# START OF STORED RECORDS

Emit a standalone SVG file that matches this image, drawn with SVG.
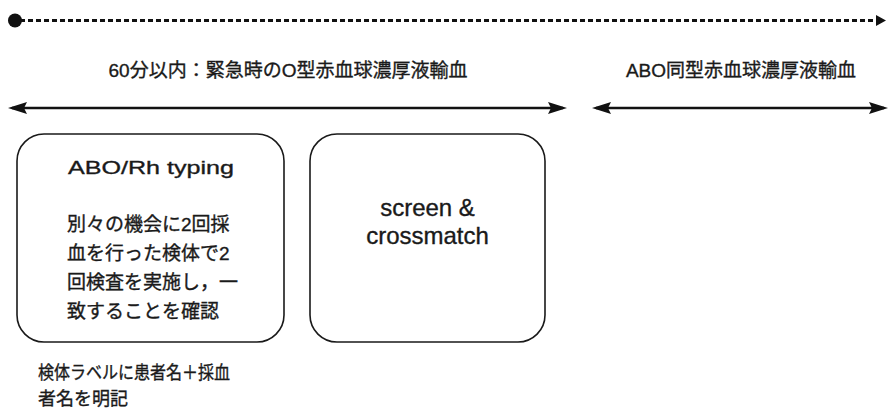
<svg xmlns="http://www.w3.org/2000/svg" width="888" height="412" viewBox="0 0 888 412">
<style>
.t{font-family:"Liberation Sans","Noto Sans CJK JP",sans-serif;fill:#1a1a1a;stroke:#1a1a1a;stroke-width:0.35}
.box{fill:#fff;stroke:#1a1a1a;stroke-width:1.6}
.arr{stroke:#111;stroke-width:2.6;fill:none}
.dash{stroke:#111;stroke-width:3;stroke-dasharray:5 3;fill:none}
</style>
<defs>
<marker id="ah" viewBox="0 0 19 12" refX="15" refY="6" markerWidth="19" markerHeight="12" markerUnits="userSpaceOnUse" orient="auto-start-reverse">
<path d="M0,0 L19,6 L0,12 L3,6 z" fill="#111"/>
</marker>
<marker id="sh" viewBox="0 0 10 11" refX="6" refY="5.5" markerWidth="10" markerHeight="11" markerUnits="userSpaceOnUse" orient="auto">
<path d="M0,0 L10,5.5 L0,11 z" fill="#111"/>
</marker>
</defs>
<rect width="888" height="412" fill="#fff"/>
<g id="connectors">
<circle cx="15" cy="20.5" r="7" fill="#111"/>
<line class="dash" x1="20" y1="20.5" x2="882" y2="20.5" marker-end="url(#sh)"/>
<line class="arr" x1="12" y1="108" x2="563" y2="108" marker-start="url(#ah)" marker-end="url(#ah)"/>
<line class="arr" x1="596" y1="108" x2="884" y2="108" marker-start="url(#ah)" marker-end="url(#ah)"/>
</g>
<g id="label-emergency">
<text class="t" x="288" y="77" font-size="19" text-anchor="middle">60分以内：緊急時のO型赤血球濃厚液輸血</text>
</g>
<g id="label-abo">
<text class="t" x="741" y="77" font-size="19" text-anchor="middle">ABO同型赤血球濃厚液輸血</text>
</g>
<g id="node-typing">
<rect class="box" x="17" y="134" width="267" height="208" rx="27" ry="27"/>
<text class="t" x="151" y="174" font-size="19" text-anchor="middle" textLength="166" lengthAdjust="spacingAndGlyphs">ABO/Rh typing</text>
<text class="t" x="67" font-size="19">
<tspan x="67" y="231">別々の機会に2回採</tspan>
<tspan x="67" y="260">血を行った検体で2</tspan>
<tspan x="67" y="289">回検査を実施し，一</tspan>
<tspan x="67" y="318">致することを確認</tspan>
</text>
</g>
<g id="node-crossmatch">
<rect class="box" x="310" y="134" width="235" height="208" rx="27" ry="27"/>
<text class="t" x="427.5" y="216" font-size="24" text-anchor="middle">screen &amp;</text>
<text class="t" x="427.5" y="244" font-size="24" text-anchor="middle">crossmatch</text>
</g>
<g id="note-label">
<text class="t" x="38" y="379" font-size="18" textLength="192" lengthAdjust="spacingAndGlyphs">検体ラベルに患者名＋採血</text>
<text class="t" x="38" y="405" font-size="18">者名を明記</text>
</g>
</svg>
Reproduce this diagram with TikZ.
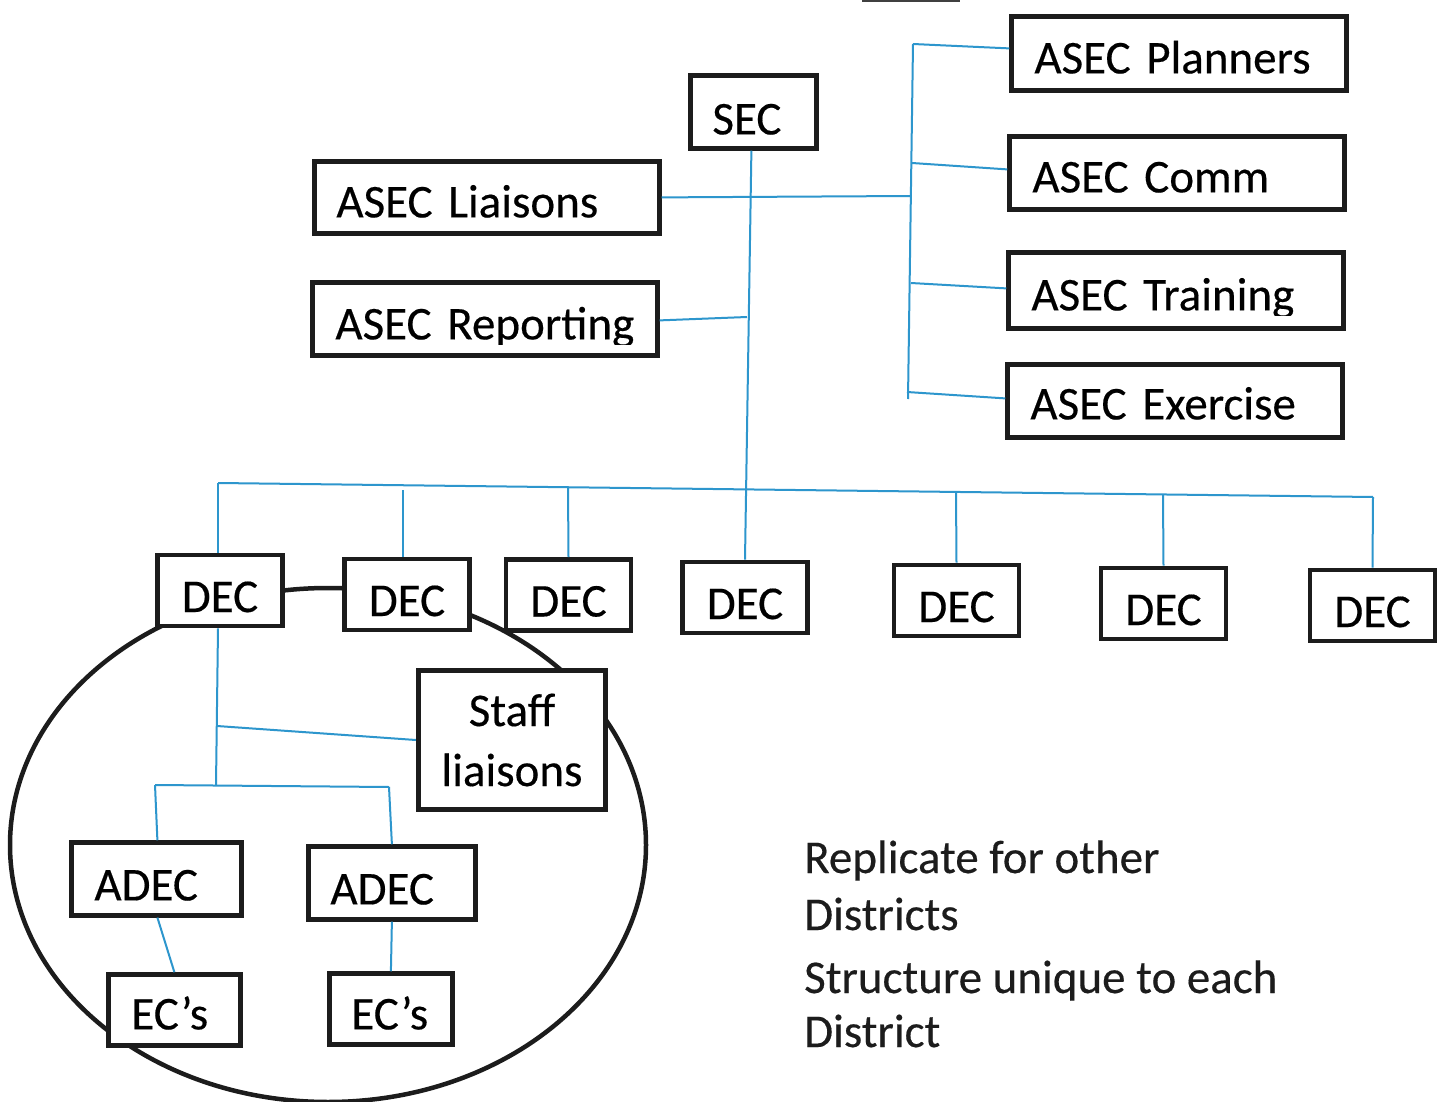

# END OF STORED RECORDS

* _TASK GOAL_
Reproduce the entries exactly. Do not carry over any picture.

* _RESPONSE BELOW_
Emit a standalone SVG file that matches this image, drawn with SVG.
<svg xmlns="http://www.w3.org/2000/svg" width="888" height="412" viewBox="0 0 888 412">
<style>
.t{font-family:"Liberation Sans","Noto Sans CJK JP",sans-serif;fill:#1a1a1a;stroke:#1a1a1a;stroke-width:0.35}
.box{fill:#fff;stroke:#1a1a1a;stroke-width:1.6}
.arr{stroke:#111;stroke-width:2.6;fill:none}
.dash{stroke:#111;stroke-width:3;stroke-dasharray:5 3;fill:none}
</style>
<defs>
<marker id="ah" viewBox="0 0 19 12" refX="15" refY="6" markerWidth="19" markerHeight="12" markerUnits="userSpaceOnUse" orient="auto-start-reverse">
<path d="M0,0 L19,6 L0,12 L3,6 z" fill="#111"/>
</marker>
<marker id="sh" viewBox="0 0 10 11" refX="6" refY="5.5" markerWidth="10" markerHeight="11" markerUnits="userSpaceOnUse" orient="auto">
<path d="M0,0 L10,5.5 L0,11 z" fill="#111"/>
</marker>
</defs>
<rect width="888" height="412" fill="#fff"/>
<g id="connectors">
<circle cx="15" cy="20.5" r="7" fill="#111"/>
<line class="dash" x1="20" y1="20.5" x2="882" y2="20.5" marker-end="url(#sh)"/>
<line class="arr" x1="12" y1="108" x2="563" y2="108" marker-start="url(#ah)" marker-end="url(#ah)"/>
<line class="arr" x1="596" y1="108" x2="884" y2="108" marker-start="url(#ah)" marker-end="url(#ah)"/>
</g>
<g id="label-emergency">
<text class="t" x="288" y="77" font-size="19" text-anchor="middle">60分以内：緊急時のO型赤血球濃厚液輸血</text>
</g>
<g id="label-abo">
<text class="t" x="741" y="77" font-size="19" text-anchor="middle">ABO同型赤血球濃厚液輸血</text>
</g>
<g id="node-typing">
<rect class="box" x="17" y="134" width="267" height="208" rx="27" ry="27"/>
<text class="t" x="151" y="174" font-size="19" text-anchor="middle" textLength="166" lengthAdjust="spacingAndGlyphs">ABO/Rh typing</text>
<text class="t" x="67" font-size="19">
<tspan x="67" y="231">別々の機会に2回採</tspan>
<tspan x="67" y="260">血を行った検体で2</tspan>
<tspan x="67" y="289">回検査を実施し，一</tspan>
<tspan x="67" y="318">致することを確認</tspan>
</text>
</g>
<g id="node-crossmatch">
<rect class="box" x="310" y="134" width="235" height="208" rx="27" ry="27"/>
<text class="t" x="427.5" y="216" font-size="24" text-anchor="middle">screen &amp;</text>
<text class="t" x="427.5" y="244" font-size="24" text-anchor="middle">crossmatch</text>
</g>
<g id="note-label">
<text class="t" x="38" y="379" font-size="18" textLength="192" lengthAdjust="spacingAndGlyphs">検体ラベルに患者名＋採血</text>
<text class="t" x="38" y="405" font-size="18">者名を明記</text>
</g>
</svg>
Reproduce this diagram with TikZ.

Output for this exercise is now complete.